In view of the fact that the above observations have now the approval of the Supreme Court in Harihar Poly fibres', case (supra) we have no hesitation in holding that only such additional remuneration as are paid beyond the terms of the contract and at intervals not exceeding two months, can be wages for ascertaining the quantum of contribution liable under the E.S.I. Act. In Harihar Poly fibres' case, (supra) the Supreme Court considered only payment of recurring additional remunerations called House rent allowance. Night allowance, Heat, Gas and Incentive allowances etc. as wages. The Supreme Court accepted the finding of the Full Bench of A.P. High Court in A.P. Paper Mills case (supra) as correct with specific reference to the last part of the definition of wages under Section 2(22) of the Act and that too with reference to additional monthly payments.

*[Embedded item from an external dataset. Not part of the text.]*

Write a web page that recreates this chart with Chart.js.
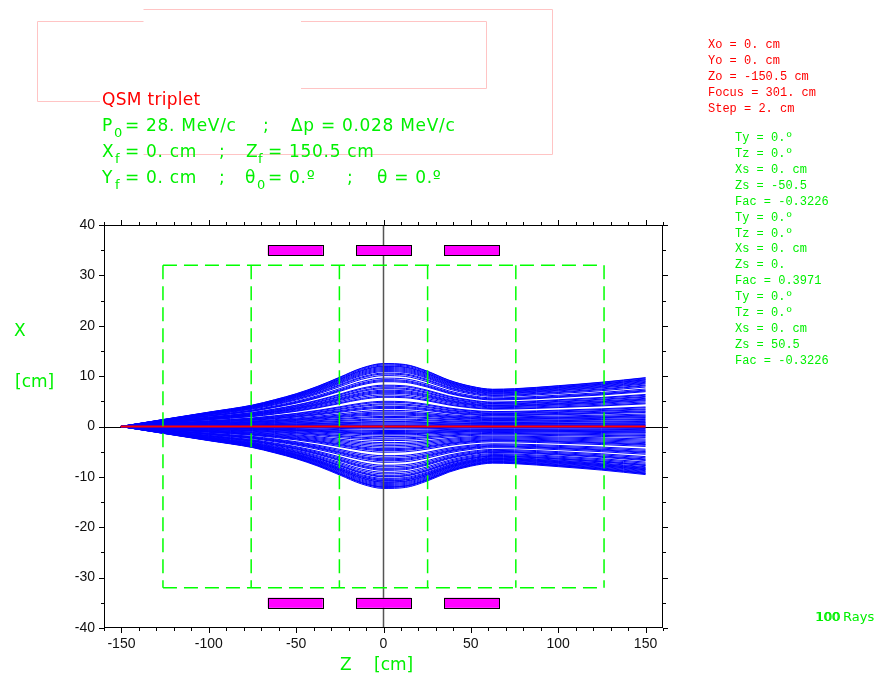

In this view, additional remuneration even beyond the terms of the contract of employment can be treated as wages only if such remuneration is paid at intervals of not more than two months. Gratuitous payment effected once in an year cannot fall within the definition of wages under Section 2(22) of the Act. The contentions urged by the appellant Corporation cannot, therefore, be accepted.
9. In the result, the appeal is hereby allowed. The parties will suffer their respective costs.
10. Issue photo copies of this judgment to counsel on both sides on usual terms.